In this situation, we ask: to what power does 3 need to be raised to get 27? Knowing some basic powers can help, and in this case, we realize that 27 is actually \( 3^3 \). This simple observation allows us to say \( \log_{3}(27) = 3 \). This is because if you take 3 to the power of 3, you indeed get 27.
If you know your cube numbers, this step is often quick to compute! So, calculating the numerator was a matter of identifying that 27 is a power of 3.

Next, we tackle the denominator which is \( \log_{4}\left(\frac{1}{64}\right) \). Evaluating this requires understanding how negative exponents and the properties of logarithms work together. We begin by expressing \( \frac{1}{64} \) in terms of a power of 4.
First, recognize that 64 is a power of 4, because \( 64 = 4^3 \). This is helpful because fractions are often expressions of negative exponents. Therefore, \( \frac{1}{64} \) can be written as \( 4^{-3} \).
Using the property of logarithms, which states that \( \log_{b}(b^x) = x \), we see that \( \log_{4}(4^{-3}) = -3 \). So, by converting the fraction into a negative exponent, we make evaluating the denominator straightforward.

• Step 1: Express \( \frac{1}{64} \) as \( 4^{-3} \).
• Step 2: Use the logarithmic identity to find that \( \log_{4}(4^{-3}) = -3 \).

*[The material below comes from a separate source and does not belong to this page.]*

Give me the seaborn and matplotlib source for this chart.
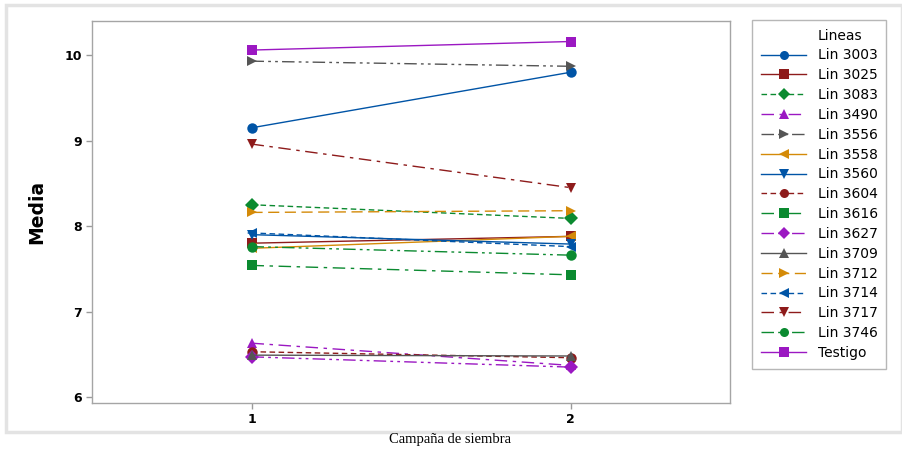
import matplotlib
matplotlib.use("Agg")
import matplotlib.pyplot as plt
from matplotlib.lines import Line2D
from matplotlib.patches import Rectangle
import pandas as pd
import seaborn as sns

# Mean value per line for each sowing campaign
lineas = ["Lin 3003", "Lin 3025", "Lin 3083", "Lin 3490", "Lin 3556", "Lin 3558",
          "Lin 3560", "Lin 3604", "Lin 3616", "Lin 3627", "Lin 3709", "Lin 3712",
          "Lin 3714", "Lin 3717", "Lin 3746", "Testigo"]
campanas = [1, 2]
media_c1 = [9.15, 7.80, 8.25, 6.63, 9.93, 7.74, 7.90, 6.53, 7.54, 6.47, 6.49, 8.16,
            7.92, 8.96, 7.76, 10.06]
media_c2 = [9.80, 7.88, 8.09, 6.37, 9.87, 7.88, 7.79, 6.46, 7.43, 6.35, 6.48, 8.18,
            7.76, 8.45, 7.66, 10.16]
yticks = [6, 7, 8, 9, 10]

BLUE, RED, GREEN = "#0054A6", "#8E1B1B", "#0B8A30"
PURPLE, GREY, ORANGE = "#9B18C2", "#555555", "#D48A08"

colors = [BLUE, RED, GREEN, PURPLE, GREY, ORANGE, BLUE, RED, GREEN, PURPLE,
          GREY, ORANGE, BLUE, RED, GREEN, PURPLE]
marks = ["o", "s", "D", "^", ">", "<", "v", "o", "s", "D", "^", ">", "<", "v", "o", "s"]
solid = ""
dash = (4, 2.5)
long_short = (9, 4, 2.5, 4)
long_two = (9, 3, 2, 3, 2, 3)
long_dash = (8, 4)
dash_styles = [solid, solid, dash, long_short, long_two, solid, solid, dash,
               long_short, long_two, solid, long_dash, dash, long_short, long_two, solid]

df = pd.DataFrame({
    "Linea": lineas * 2,
    "Campaña": [campanas[0]] * len(lineas) + [campanas[1]] * len(lineas),
    "Media": media_c1 + media_c2,
})

fig = plt.figure(figsize=(9.03, 4.55), dpi=100)
fig.patches.append(Rectangle((6 / 903, 1 - 432 / 455), 896 / 903, 427 / 455,
                             transform=fig.transFigure, fill=False,
                             edgecolor="#e3e3e3", linewidth=2.5))
ax = fig.add_axes([92 / 903, 1 - 403 / 455, 638 / 903, 382 / 455])

sns.lineplot(data=df, x="Campaña", y="Media", hue="Linea", style="Linea",
             hue_order=lineas, style_order=lineas,
             palette=dict(zip(lineas, colors)),
             markers=dict(zip(lineas, marks)),
             dashes=dict(zip(lineas, dash_styles)),
             linewidth=1.0, markersize=7.5, markeredgewidth=0,
             ax=ax, legend="full")

ax.set_xlim(0.5, 2.5)
ax.set_ylim(5.93, 10.4)
ax.set_xticks(campanas)
ax.set_xticklabels([str(c) for c in campanas], fontsize=9, fontweight="bold")
ax.set_yticks(yticks)
ax.set_yticklabels([str(t) for t in yticks], fontsize=9, fontweight="bold")
ax.tick_params(direction="out", length=4, color="#9a9a9a", width=1, pad=3)
for s in ax.spines.values():
    s.set_color("#a5a5a5")
    s.set_linewidth(1.0)
ax.set_xlabel("")
ax.set_ylabel("Media", fontsize=13.5, fontweight="bold", labelpad=13)

fig.text(450 / 903, 1 - 440 / 455, "Campaña de siembra", ha="center", va="center",
         family="Liberation Serif", fontsize=10.5)

handles, labels = ax.get_legend_handles_labels()
for h in handles:
    h.set_markeredgewidth(0)
    h.set_markersize(6.5)
title_handle = Line2D([], [], linestyle="none", marker=None)
leg = ax.legend([title_handle] + handles, ["Lineas"] + labels,
                loc="upper left", bbox_to_anchor=(752 / 903, 1 - 20 / 455),
                bbox_transform=fig.transFigure, frameon=True, fancybox=False,
                edgecolor="#a5a5a5", fontsize=10, handlelength=3.3,
                labelspacing=0.42, borderpad=0.62, handletextpad=0.8,
                borderaxespad=0)
leg.get_frame().set_linewidth(1.0)

fig.savefig("out.png", dpi=100)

Logarithmic properties are like a toolkit that simplifies otherwise tricky problems. For this problem, we used a couple of key properties. First, the property that helped with the numerator: \( \log_{b}(b^x) = x \). This property states that if you have a logarithm where the base and the exponential base match, the result is simply the exponent.
Another property used was that related to fractions in exponents. For the denominator, expressing a number as a fractional power (negative exponent) opened the door to an easy evaluation. By recognizing that \( a^{-b} \) translates to \( 1/a^b \), it becomes easier to find log expressions where negative parts can correspond directly with their positive counterparts.
Bringing it all together, once both parts are evaluated using these properties, dividing the results became straightforward: \( \frac{3}{-3} = -1 \). This confirmed that the original problem statement was correct—that the complex expressions and their log evaluations indeed simplified to \(-1 \). Understanding and applying these properties effectively can turn intimidating-looking expressions into manageable calculations.

• Matching the base and the exponent leads directly to the power.
• Negative exponents transform naturally into fractional logarithmic expressions.